** Begin Material provided **

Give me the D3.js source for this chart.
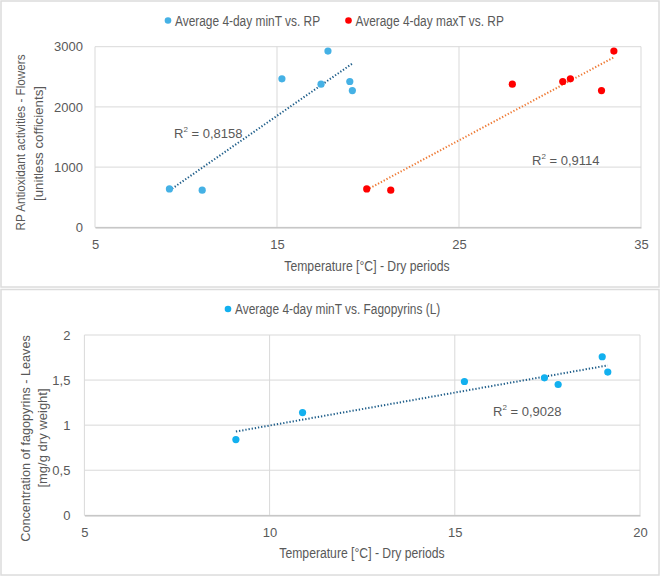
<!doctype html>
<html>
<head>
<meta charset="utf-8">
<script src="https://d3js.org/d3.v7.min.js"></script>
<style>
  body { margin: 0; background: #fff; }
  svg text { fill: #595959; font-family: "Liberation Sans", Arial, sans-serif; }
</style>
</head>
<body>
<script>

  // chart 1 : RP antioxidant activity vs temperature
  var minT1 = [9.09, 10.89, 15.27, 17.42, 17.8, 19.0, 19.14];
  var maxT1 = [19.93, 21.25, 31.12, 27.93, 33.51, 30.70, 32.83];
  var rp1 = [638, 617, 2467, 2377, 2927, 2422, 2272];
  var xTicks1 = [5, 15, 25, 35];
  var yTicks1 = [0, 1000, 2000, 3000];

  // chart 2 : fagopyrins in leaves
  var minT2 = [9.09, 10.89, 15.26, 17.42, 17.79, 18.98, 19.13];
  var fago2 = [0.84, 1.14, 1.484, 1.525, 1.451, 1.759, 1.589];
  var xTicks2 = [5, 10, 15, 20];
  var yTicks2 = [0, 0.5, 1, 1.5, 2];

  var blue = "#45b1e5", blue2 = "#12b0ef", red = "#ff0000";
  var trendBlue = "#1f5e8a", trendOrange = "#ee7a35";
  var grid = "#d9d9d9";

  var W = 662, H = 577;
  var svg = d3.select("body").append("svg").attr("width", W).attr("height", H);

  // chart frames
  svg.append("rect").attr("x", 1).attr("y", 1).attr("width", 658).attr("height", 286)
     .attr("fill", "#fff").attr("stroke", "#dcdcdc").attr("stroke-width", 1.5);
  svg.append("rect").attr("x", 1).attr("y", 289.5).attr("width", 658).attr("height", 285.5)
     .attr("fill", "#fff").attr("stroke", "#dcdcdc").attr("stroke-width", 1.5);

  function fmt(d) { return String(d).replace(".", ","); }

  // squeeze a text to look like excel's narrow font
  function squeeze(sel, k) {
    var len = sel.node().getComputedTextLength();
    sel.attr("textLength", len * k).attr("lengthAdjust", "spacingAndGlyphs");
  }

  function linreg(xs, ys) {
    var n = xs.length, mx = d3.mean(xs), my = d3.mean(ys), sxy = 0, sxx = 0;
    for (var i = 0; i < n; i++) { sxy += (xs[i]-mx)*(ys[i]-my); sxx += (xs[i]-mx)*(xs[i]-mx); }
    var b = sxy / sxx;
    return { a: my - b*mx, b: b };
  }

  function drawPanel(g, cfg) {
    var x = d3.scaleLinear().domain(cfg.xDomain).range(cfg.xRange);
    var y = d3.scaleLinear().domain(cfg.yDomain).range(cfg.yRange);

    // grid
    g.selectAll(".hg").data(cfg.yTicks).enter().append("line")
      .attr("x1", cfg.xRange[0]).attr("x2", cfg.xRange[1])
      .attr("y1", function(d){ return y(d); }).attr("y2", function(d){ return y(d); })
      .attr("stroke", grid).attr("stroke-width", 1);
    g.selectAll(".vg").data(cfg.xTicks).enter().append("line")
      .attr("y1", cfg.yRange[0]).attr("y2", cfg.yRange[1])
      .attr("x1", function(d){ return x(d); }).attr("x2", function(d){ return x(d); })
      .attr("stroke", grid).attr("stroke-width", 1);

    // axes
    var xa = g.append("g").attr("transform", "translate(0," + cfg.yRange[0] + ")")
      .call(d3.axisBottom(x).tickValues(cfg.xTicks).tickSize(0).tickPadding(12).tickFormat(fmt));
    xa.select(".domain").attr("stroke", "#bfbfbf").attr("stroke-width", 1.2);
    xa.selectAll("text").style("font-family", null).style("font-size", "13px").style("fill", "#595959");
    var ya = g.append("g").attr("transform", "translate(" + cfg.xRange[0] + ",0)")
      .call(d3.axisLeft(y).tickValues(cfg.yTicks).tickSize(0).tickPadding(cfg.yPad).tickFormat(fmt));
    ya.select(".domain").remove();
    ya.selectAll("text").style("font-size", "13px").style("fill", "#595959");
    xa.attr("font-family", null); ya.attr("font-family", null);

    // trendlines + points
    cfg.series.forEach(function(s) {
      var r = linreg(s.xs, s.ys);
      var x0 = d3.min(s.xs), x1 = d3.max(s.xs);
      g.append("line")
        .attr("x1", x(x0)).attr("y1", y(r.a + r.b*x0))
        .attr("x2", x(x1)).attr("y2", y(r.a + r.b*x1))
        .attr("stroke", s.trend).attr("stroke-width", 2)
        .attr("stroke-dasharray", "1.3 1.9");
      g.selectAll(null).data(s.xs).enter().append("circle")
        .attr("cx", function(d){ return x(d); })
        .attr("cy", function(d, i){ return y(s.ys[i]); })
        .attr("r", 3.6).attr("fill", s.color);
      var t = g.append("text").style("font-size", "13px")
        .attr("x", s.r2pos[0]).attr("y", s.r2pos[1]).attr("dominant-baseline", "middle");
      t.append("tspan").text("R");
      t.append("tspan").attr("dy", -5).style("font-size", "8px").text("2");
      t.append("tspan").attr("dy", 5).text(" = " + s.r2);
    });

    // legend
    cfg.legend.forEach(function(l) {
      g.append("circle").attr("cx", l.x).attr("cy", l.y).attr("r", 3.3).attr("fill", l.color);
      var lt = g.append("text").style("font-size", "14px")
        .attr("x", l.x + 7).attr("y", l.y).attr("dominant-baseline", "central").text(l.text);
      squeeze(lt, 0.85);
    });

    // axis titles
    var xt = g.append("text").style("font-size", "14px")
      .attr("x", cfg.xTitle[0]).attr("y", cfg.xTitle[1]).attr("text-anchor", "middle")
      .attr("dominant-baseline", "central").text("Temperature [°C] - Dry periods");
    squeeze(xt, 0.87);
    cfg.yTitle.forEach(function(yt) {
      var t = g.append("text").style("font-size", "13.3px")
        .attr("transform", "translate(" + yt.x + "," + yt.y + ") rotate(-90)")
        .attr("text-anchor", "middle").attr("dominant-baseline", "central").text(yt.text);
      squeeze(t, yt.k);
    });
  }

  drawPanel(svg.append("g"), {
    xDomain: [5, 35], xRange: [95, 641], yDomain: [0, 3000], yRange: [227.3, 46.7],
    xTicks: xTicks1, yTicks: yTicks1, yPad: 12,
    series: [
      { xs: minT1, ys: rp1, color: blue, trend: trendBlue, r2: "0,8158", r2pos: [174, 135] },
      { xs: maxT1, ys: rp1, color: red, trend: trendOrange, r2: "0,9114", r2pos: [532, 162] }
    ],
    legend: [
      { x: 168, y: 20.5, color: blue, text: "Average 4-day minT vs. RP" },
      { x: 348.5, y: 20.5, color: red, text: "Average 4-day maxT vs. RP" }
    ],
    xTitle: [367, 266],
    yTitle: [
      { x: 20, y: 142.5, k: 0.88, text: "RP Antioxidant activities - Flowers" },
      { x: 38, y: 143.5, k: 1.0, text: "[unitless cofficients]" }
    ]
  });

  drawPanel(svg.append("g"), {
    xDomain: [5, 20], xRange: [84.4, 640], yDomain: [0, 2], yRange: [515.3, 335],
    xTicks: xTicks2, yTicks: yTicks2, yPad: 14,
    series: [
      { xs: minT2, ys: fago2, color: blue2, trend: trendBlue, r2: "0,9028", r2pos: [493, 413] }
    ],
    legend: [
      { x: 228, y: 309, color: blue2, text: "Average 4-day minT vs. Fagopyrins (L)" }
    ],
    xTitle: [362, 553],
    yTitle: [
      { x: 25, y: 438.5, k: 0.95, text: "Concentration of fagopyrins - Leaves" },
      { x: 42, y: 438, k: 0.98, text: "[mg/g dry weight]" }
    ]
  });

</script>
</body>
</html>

** End Material provided **

Description of the task: Write out the full set of lines verbatim, without the pictures.

Correct answer:
Give me the D3.js source for this chart.
<!doctype html>
<html>
<head>
<meta charset="utf-8">
<script src="https://d3js.org/d3.v7.min.js"></script>
<style>
  body { margin: 0; background: #fff; }
  svg text { fill: #595959; font-family: "Liberation Sans", Arial, sans-serif; }
</style>
</head>
<body>
<script>

  // chart 1 : RP antioxidant activity vs temperature
  var minT1 = [9.09, 10.89, 15.27, 17.42, 17.8, 19.0, 19.14];
  var maxT1 = [19.93, 21.25, 31.12, 27.93, 33.51, 30.70, 32.83];
  var rp1 = [638, 617, 2467, 2377, 2927, 2422, 2272];
  var xTicks1 = [5, 15, 25, 35];
  var yTicks1 = [0, 1000, 2000, 3000];

  // chart 2 : fagopyrins in leaves
  var minT2 = [9.09, 10.89, 15.26, 17.42, 17.79, 18.98, 19.13];
  var fago2 = [0.84, 1.14, 1.484, 1.525, 1.451, 1.759, 1.589];
  var xTicks2 = [5, 10, 15, 20];
  var yTicks2 = [0, 0.5, 1, 1.5, 2];

  var blue = "#45b1e5", blue2 = "#12b0ef", red = "#ff0000";
  var trendBlue = "#1f5e8a", trendOrange = "#ee7a35";
  var grid = "#d9d9d9";

  var W = 662, H = 577;
  var svg = d3.select("body").append("svg").attr("width", W).attr("height", H);

  // chart frames
  svg.append("rect").attr("x", 1).attr("y", 1).attr("width", 658).attr("height", 286)
     .attr("fill", "#fff").attr("stroke", "#dcdcdc").attr("stroke-width", 1.5);
  svg.append("rect").attr("x", 1).attr("y", 289.5).attr("width", 658).attr("height", 285.5)
     .attr("fill", "#fff").attr("stroke", "#dcdcdc").attr("stroke-width", 1.5);

  function fmt(d) { return String(d).replace(".", ","); }

  // squeeze a text to look like excel's narrow font
  function squeeze(sel, k) {
    var len = sel.node().getComputedTextLength();
    sel.attr("textLength", len * k).attr("lengthAdjust", "spacingAndGlyphs");
  }

  function linreg(xs, ys) {
    var n = xs.length, mx = d3.mean(xs), my = d3.mean(ys), sxy = 0, sxx = 0;
    for (var i = 0; i < n; i++) { sxy += (xs[i]-mx)*(ys[i]-my); sxx += (xs[i]-mx)*(xs[i]-mx); }
    var b = sxy / sxx;
    return { a: my - b*mx, b: b };
  }

  function drawPanel(g, cfg) {
    var x = d3.scaleLinear().domain(cfg.xDomain).range(cfg.xRange);
    var y = d3.scaleLinear().domain(cfg.yDomain).range(cfg.yRange);

    // grid
    g.selectAll(".hg").data(cfg.yTicks).enter().append("line")
      .attr("x1", cfg.xRange[0]).attr("x2", cfg.xRange[1])
      .attr("y1", function(d){ return y(d); }).attr("y2", function(d){ return y(d); })
      .attr("stroke", grid).attr("stroke-width", 1);
    g.selectAll(".vg").data(cfg.xTicks).enter().append("line")
      .attr("y1", cfg.yRange[0]).attr("y2", cfg.yRange[1])
      .attr("x1", function(d){ return x(d); }).attr("x2", function(d){ return x(d); })
      .attr("stroke", grid).attr("stroke-width", 1);

    // axes
    var xa = g.append("g").attr("transform", "translate(0," + cfg.yRange[0] + ")")
      .call(d3.axisBottom(x).tickValues(cfg.xTicks).tickSize(0).tickPadding(12).tickFormat(fmt));
    xa.select(".domain").attr("stroke", "#bfbfbf").attr("stroke-width", 1.2);
    xa.selectAll("text").style("font-family", null).style("font-size", "13px").style("fill", "#595959");
    var ya = g.append("g").attr("transform", "translate(" + cfg.xRange[0] + ",0)")
      .call(d3.axisLeft(y).tickValues(cfg.yTicks).tickSize(0).tickPadding(cfg.yPad).tickFormat(fmt));
    ya.select(".domain").remove();
    ya.selectAll("text").style("font-size", "13px").style("fill", "#595959");
    xa.attr("font-family", null); ya.attr("font-family", null);

    // trendlines + points
    cfg.series.forEach(function(s) {
      var r = linreg(s.xs, s.ys);
      var x0 = d3.min(s.xs), x1 = d3.max(s.xs);
      g.append("line")
        .attr("x1", x(x0)).attr("y1", y(r.a + r.b*x0))
        .attr("x2", x(x1)).attr("y2", y(r.a + r.b*x1))
        .attr("stroke", s.trend).attr("stroke-width", 2)
        .attr("stroke-dasharray", "1.3 1.9");
      g.selectAll(null).data(s.xs).enter().append("circle")
        .attr("cx", function(d){ return x(d); })
        .attr("cy", function(d, i){ return y(s.ys[i]); })
        .attr("r", 3.6).attr("fill", s.color);
      var t = g.append("text").style("font-size", "13px")
        .attr("x", s.r2pos[0]).attr("y", s.r2pos[1]).attr("dominant-baseline", "middle");
      t.append("tspan").text("R");
      t.append("tspan").attr("dy", -5).style("font-size", "8px").text("2");
      t.append("tspan").attr("dy", 5).text(" = " + s.r2);
    });

    // legend
    cfg.legend.forEach(function(l) {
      g.append("circle").attr("cx", l.x).attr("cy", l.y).attr("r", 3.3).attr("fill", l.color);
      var lt = g.append("text").style("font-size", "14px")
        .attr("x", l.x + 7).attr("y", l.y).attr("dominant-baseline", "central").text(l.text);
      squeeze(lt, 0.85);
    });

    // axis titles
    var xt = g.append("text").style("font-size", "14px")
      .attr("x", cfg.xTitle[0]).attr("y", cfg.xTitle[1]).attr("text-anchor", "middle")
      .attr("dominant-baseline", "central").text("Temperature [°C] - Dry periods");
    squeeze(xt, 0.87);
    cfg.yTitle.forEach(function(yt) {
      var t = g.append("text").style("font-size", "13.3px")
        .attr("transform", "translate(" + yt.x + "," + yt.y + ") rotate(-90)")
        .attr("text-anchor", "middle").attr("dominant-baseline", "central").text(yt.text);
      squeeze(t, yt.k);
    });
  }

  drawPanel(svg.append("g"), {
    xDomain: [5, 35], xRange: [95, 641], yDomain: [0, 3000], yRange: [227.3, 46.7],
    xTicks: xTicks1, yTicks: yTicks1, yPad: 12,
    series: [
      { xs: minT1, ys: rp1, color: blue, trend: trendBlue, r2: "0,8158", r2pos: [174, 135] },
      { xs: maxT1, ys: rp1, color: red, trend: trendOrange, r2: "0,9114", r2pos: [532, 162] }
    ],
    legend: [
      { x: 168, y: 20.5, color: blue, text: "Average 4-day minT vs. RP" },
      { x: 348.5, y: 20.5, color: red, text: "Average 4-day maxT vs. RP" }
    ],
    xTitle: [367, 266],
    yTitle: [
      { x: 20, y: 142.5, k: 0.88, text: "RP Antioxidant activities - Flowers" },
      { x: 38, y: 143.5, k: 1.0, text: "[unitless cofficients]" }
    ]
  });

  drawPanel(svg.append("g"), {
    xDomain: [5, 20], xRange: [84.4, 640], yDomain: [0, 2], yRange: [515.3, 335],
    xTicks: xTicks2, yTicks: yTicks2, yPad: 14,
    series: [
      { xs: minT2, ys: fago2, color: blue2, trend: trendBlue, r2: "0,9028", r2pos: [493, 413] }
    ],
    legend: [
      { x: 228, y: 309, color: blue2, text: "Average 4-day minT vs. Fagopyrins (L)" }
    ],
    xTitle: [362, 553],
    yTitle: [
      { x: 25, y: 438.5, k: 0.95, text: "Concentration of fagopyrins - Leaves" },
      { x: 42, y: 438, k: 0.98, text: "[mg/g dry weight]" }
    ]
  });

</script>
</body>
</html>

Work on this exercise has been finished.